The updated list, which the diocese posted, now has 76 names — 49 clergy, 26 laypeople and one nun. The first list had 51 names — 34 priests and 17 laypeople.
Also added to the list of credibly accused, according to the diocese, are three laypeople, who are all living: Ronald Keith Allison, of Erie, a former lay teacher; Lewis A. Kocher, of Springfield, Ohio, a former choir director; and James E. Herzing, of St. Marys, a former lay teacher.
The diocese added one priest to the list of credibly accused: the Rev. Patrick J. Healy, who is deceased. The diocese said Healy was able to function as a priest because the abuse was reported after his death.

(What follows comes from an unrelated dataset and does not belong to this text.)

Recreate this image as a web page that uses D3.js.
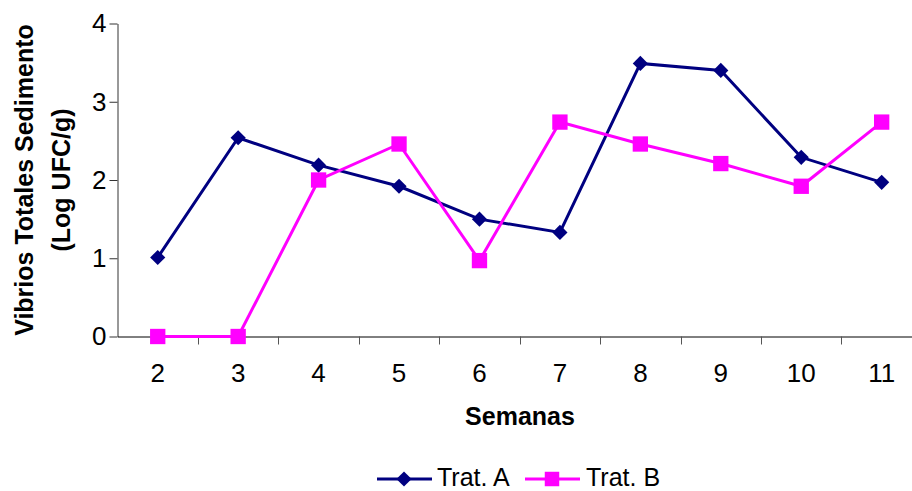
<!DOCTYPE html>
<html><head><meta charset="utf-8">
<script src="https://cdn.jsdelivr.net/npm/d3@7"></script>
<style>html,body{margin:0;padding:0;background:#fff;overflow:hidden}svg{display:block}</style>
</head><body>
<script>
const weeks = ["2","3","4","5","6","7","8","9","10","11"];
const tratA = [1.01, 2.54, 2.19, 1.92, 1.50, 1.33, 3.49, 3.40, 2.29, 1.97];
const tratB = [0.00, 0.00, 2.00, 2.46, 0.97, 2.74, 2.46, 2.21, 1.92, 2.74];
const yTicks = [0, 1, 2, 3, 4];
const seriesNames = ["Trat. A", "Trat. B"];

const W = 912, H = 491;
const plotLeft = 117.5, plotTop = 23.5, plotBottom = 336.5, band = 80.44;
const svg = d3.select("body").append("svg").attr("width", W).attr("height", H)
  .style("font-family", "Arial, 'Liberation Sans', sans-serif");

const x = d3.scaleBand().domain(weeks).range([plotLeft, plotLeft + band * weeks.length]).paddingInner(0).paddingOuter(0);
const y = d3.scaleLinear().domain([0, 4]).range([plotBottom, plotTop]);

// Y axis
const yAxis = svg.append("g").attr("transform", `translate(${plotLeft},0)`)
  .call(d3.axisLeft(y).tickValues(yTicks).tickFormat(d3.format("d")).tickSizeOuter(0).tickSizeInner(8).tickPadding(3));
yAxis.select(".domain").attr("stroke", "#333");
yAxis.selectAll(".tick line").attr("stroke", "#333");
yAxis.selectAll(".tick text").attr("font-size", 26).attr("fill", "#000").attr("font-family", "Arial, 'Liberation Sans', sans-serif");

// X axis
const xAxis = svg.append("g").attr("transform", `translate(0,${plotBottom})`)
  .call(d3.axisBottom(x).tickSize(0).tickPadding(27));
xAxis.select(".domain").attr("stroke", "#000");
xAxis.selectAll(".tick text").attr("font-size", 26).attr("fill", "#000").attr("font-family", "Arial, 'Liberation Sans', sans-serif");
// tick marks between categories
xAxis.selectAll(".sep").data(weeks).enter().append("line")
  .attr("x1", d => Math.round(x(d) + x.bandwidth()) + 0.5)
  .attr("x2", d => Math.round(x(d) + x.bandwidth()) + 0.5)
  .attr("y1", 0).attr("y2", 8).attr("stroke", "#555");

// Titles
svg.append("text").attr("x", 520).attr("y", 425).attr("text-anchor", "middle")
  .attr("font-size", 25).attr("font-weight", "bold").text("Semanas");
const yt = svg.append("text").attr("transform", "translate(33,180) rotate(-90)")
  .attr("text-anchor", "middle").attr("font-size", 25).attr("font-weight", "bold");
yt.append("tspan").attr("x", 0).attr("y", 0).text("Vibrios Totales Sedimento");
yt.append("tspan").attr("x", 0).attr("y", 37).text("(Log UFC/g)");

const cx = d => x(d) + x.bandwidth() / 2;
const line = d3.line().x(d => cx(d.w)).y(d => y(d.v));
const colA = "#000080", colB = "#FF00FF";
const dA = weeks.map((w, i) => ({w, v: tratA[i]}));
const dB = weeks.map((w, i) => ({w, v: tratB[i]}));

const diamond = d3.symbol().type(d3.symbolSquare).size(115);
const square = d3.symbol().type(d3.symbolSquare).size(235);

svg.append("path").datum(dA).attr("d", line).attr("fill", "none").attr("stroke", colA).attr("stroke-width", 3);
svg.selectAll(".ma").data(dA).enter().append("path")
  .attr("d", diamond).attr("fill", colA)
  .attr("transform", d => `translate(${cx(d.w)},${y(d.v)}) rotate(45)`);

svg.append("path").datum(dB).attr("d", line).attr("fill", "none").attr("stroke", colB).attr("stroke-width", 3);
svg.selectAll(".mb").data(dB).enter().append("path")
  .attr("d", square).attr("fill", colB)
  .attr("transform", d => `translate(${cx(d.w)},${y(d.v)})`);

// Legend
const ly = 479;
const leg = svg.append("g");
leg.append("line").attr("x1", 377).attr("x2", 432).attr("y1", ly).attr("y2", ly).attr("stroke", colA).attr("stroke-width", 3);
leg.append("path").attr("d", diamond).attr("fill", colA).attr("transform", `translate(404,${ly}) rotate(45)`);
leg.append("text").attr("x", 437).attr("y", 485.5).attr("font-size", 25).text(seriesNames[0]);
leg.append("line").attr("x1", 525).attr("x2", 580).attr("y1", ly).attr("y2", ly).attr("stroke", colB).attr("stroke-width", 3);
leg.append("path").attr("d", d3.symbol().type(d3.symbolSquare).size(210)).attr("fill", colB).attr("transform", `translate(552,${ly})`);
leg.append("text").attr("x", 586).attr("y", 485.5).attr("font-size", 25).text(seriesNames[1]);
</script>
</body></html>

In addition, the diocese on Monday listed one deceased priest as under investigation. He is the Rev. Robert A. Pudlo, accused of failing to act on credible reports of abuse. The diocese will decide whether to place Pudlo’s name on the final list following the results of the investigation.
Among all Monday’s additions to the list, Skeabeck’s name stood out — because of her status as a nun with a long history of being in contact with students.
“She spent nearly all of her religious life in the ministry of education,” according to Skeabeck’s obituary. It said she “also spent many years teaching religious education in various parishes of the Erie diocese.”